Perform sanity checks and follow good coding practices #52

Open evancofer opened 5 years ago

evancofer commented 5 years ago

Have you checked the list of proposed rules to see if the rule has already been proposed?

Did you add yourself as a contributor by making a pull request if this is your first contribution?

Feel free to elaborate, rant, and/or ramble. When coding DL models, it is important to maintain good software engineering practices. All code should be documented and include rigorous tests. Sanity checks are also useful. For instance, something is probably wrong (e.g. bug in code, ill posed problem, bad hyperparameters) if model training loss does not decrease (i.e. not overfitting) when considering a very small subset of the training data.

Any citations for the rule? (peer-reviewed literature preferred but not required)

evancofer commented 5 years ago

This is slightly similar to #49 , #35 , and #21

rasbt commented 5 years ago

I think it would be good to have your suggestion as s a separate rule, but it is also somewhat connected #42, the fact that we need to usually have a larger/more extensive model selection part when using deep learning as opposed to "traditional" machine learning. In addition, we need to "more babysit" the different model fitting procedures and evaluating the internal procedure ("does it converge?") vs just the external metrics ("what is the prediction accuracy?")
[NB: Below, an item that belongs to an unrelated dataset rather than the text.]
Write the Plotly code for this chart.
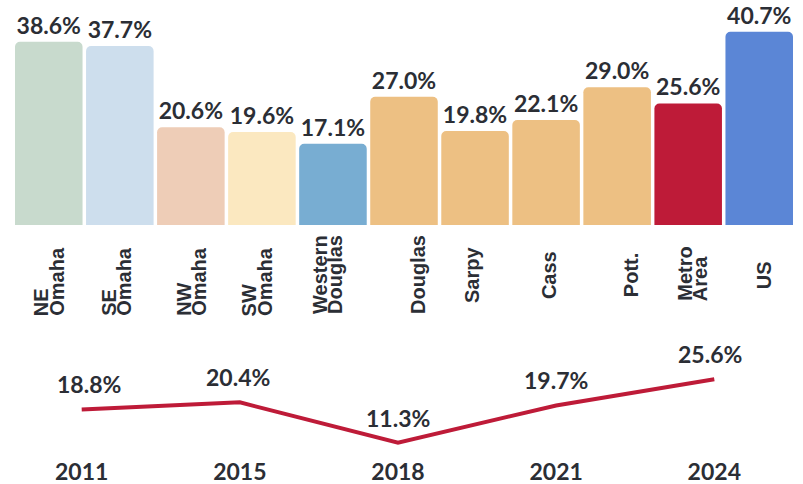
import plotly.graph_objects as go

# ---------------- data ----------------
category_lines = [["NE", "Omaha"], ["SE", "Omaha"], ["NW", "Omaha"], ["SW", "Omaha"],
                  ["Western", "Douglas"], ["Douglas"], ["Sarpy"], ["Cass"], ["Pott."],
                  ["Metro", "Area"], ["US"]]
categories = [" ".join(c) for c in category_lines]
values = [38.6, 37.7, 20.6, 19.6, 17.1, 27.0, 19.8, 22.1, 29.0, 25.6, 40.7]
bar_colors = ["#c8dacd", "#cddeed", "#eecdb7", "#fbe8c0", "#78add2",
              "#edc083", "#edc083", "#edc083", "#edc083", "#be1b38", "#5b86d6"]

years = ["2011", "2015", "2018", "2021", "2024"]
trend = [18.8, 20.4, 11.3, 19.7, 25.6]

# ---------------- layout helpers ----------------
W, H = 803, 484
TEXT = "#2b2e35"
RED = "#be1b38"


def py(p):  # pixel row -> paper y
    return 1 - p / H


# category label tweaks (pixel offsets / anchors)
label_dx = [0, -4, 0, -5, -6, 14, -3, 3, 14, 4, 5]
label_bottom = [318, 318, 318, 318, 316, None, None, None, None, 303, None]
single_center = 275
line_step = 15
trend_label_dx = [7, -2, 0, 0, -4]

bar_px_per_unit = 4.749
bar_base_px = 225
line_px_per_unit = 4.434
line_zero_px = 492.8
line_dom_top, line_dom_bot = 330, 456

NUM_FONT = dict(family="Lato", size=23, color=TEXT, weight="bold")

fig = go.Figure()

fig.add_trace(go.Bar(
    x=categories, y=values,
    marker=dict(color=bar_colors, line=dict(width=0)),
    text=[f"{v:.1f}%" for v in values],
    textposition="outside",
    constraintext="none",
    cliponaxis=False,
    textfont=NUM_FONT,
    hoverinfo="skip",
    xaxis="x", yaxis="y",
))

fig.add_trace(go.Scatter(
    x=years, y=trend,
    mode="lines",
    line=dict(color=RED, width=4),
    hoverinfo="skip",
    xaxis="x2", yaxis="y2",
))

annotations = []
for i, lines in enumerate(category_lines):
    n = len(lines)
    for j, ln in enumerate(lines):
        if n == 1:
            y = py(single_center)
            yanchor = "middle"
        else:
            y = py(label_bottom[i])
            yanchor = "bottom"
        annotations.append(dict(
            x=i, xref="x", y=y, yref="paper",
            text=ln, showarrow=False, textangle=-90,
            xanchor="center", yanchor=yanchor,
            xshift=label_dx[i] + (j - (n - 1) / 2) * line_step,
            font=dict(family="Liberation Sans", size=20, color=TEXT, weight="bold"),
        ))

for i, v in enumerate(trend):
    annotations.append(dict(
        x=i, y=v, xref="x2", yref="y2",
        text=f"{v:.1f}%", showarrow=False,
        yshift=25, xshift=trend_label_dx[i],
        xanchor="center", yanchor="middle",
        font=NUM_FONT,
    ))

x_slot = 71
x0 = 48.75 - x_slot / 2
x1 = 759.25 + x_slot / 2

lx0, lx_step = 81.7, 158.15

fig.update_layout(
    width=W, height=H,
    margin=dict(l=0, r=0, t=0, b=0),
    paper_bgcolor="white", plot_bgcolor="white",
    showlegend=False,
    bargap=3.5 / 71,
    barcornerradius=5,
    annotations=annotations,
    xaxis=dict(domain=[x0 / W, x1 / W], type="category", range=[-0.5, 10.5],
               showticklabels=False, showgrid=False, zeroline=False, showline=False,
               anchor="y", fixedrange=True),
    yaxis=dict(domain=[py(bar_base_px), 1], range=[0, bar_base_px / bar_px_per_unit],
               visible=False, fixedrange=True),
    xaxis2=dict(domain=[0, 1], type="category",
                range=[-lx0 / lx_step, (W - lx0) / lx_step],
                showgrid=False, zeroline=False, showline=False, ticks="",
                tickfont=NUM_FONT,
                anchor="y2", fixedrange=True),
    yaxis2=dict(domain=[py(line_dom_bot), py(line_dom_top)],
                range=[(line_zero_px - line_dom_bot) / line_px_per_unit,
                       (line_zero_px - line_dom_top) / line_px_per_unit],
                visible=False, fixedrange=True),
)

fig.write_html("out.html", config={"displayModeBar": False},
               post_script="document.body.style.margin='0';")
evancofer commented 5 years ago

Indeed. In many cases however, sanity checks need to occur before hyperparameter optimization occurs.

Benjamin-Lee commented 5 years ago

All code should be documented and include rigorous tests.

With respect to this, I just published a paper on the exact topic that might be worth citing. I'm happy to expand further on documentation best practices for DL.

agitter commented 5 years ago

I also recommend Top considerations for creating bioinformatics software documentation for software documentation

pstew commented 5 years ago

@Benjamin-Lee Congrats! I think this and the paper linked by @agitter would be great to cite here.

evancofer commented 5 years ago

Those all look like pretty relevant citations, and we should definitely keep them in mind as we draft. IIRC this discussion of testing & other software engineering best practices was going to go into Tip # 1 (deep learning is still machine learning), but maybe it should go somewhere else if we intend to discuss certain aspects (e.g. testing) in more detail?

fmaguire commented 5 years ago

Sort of mentioned in tip 3, need to add this reference to it.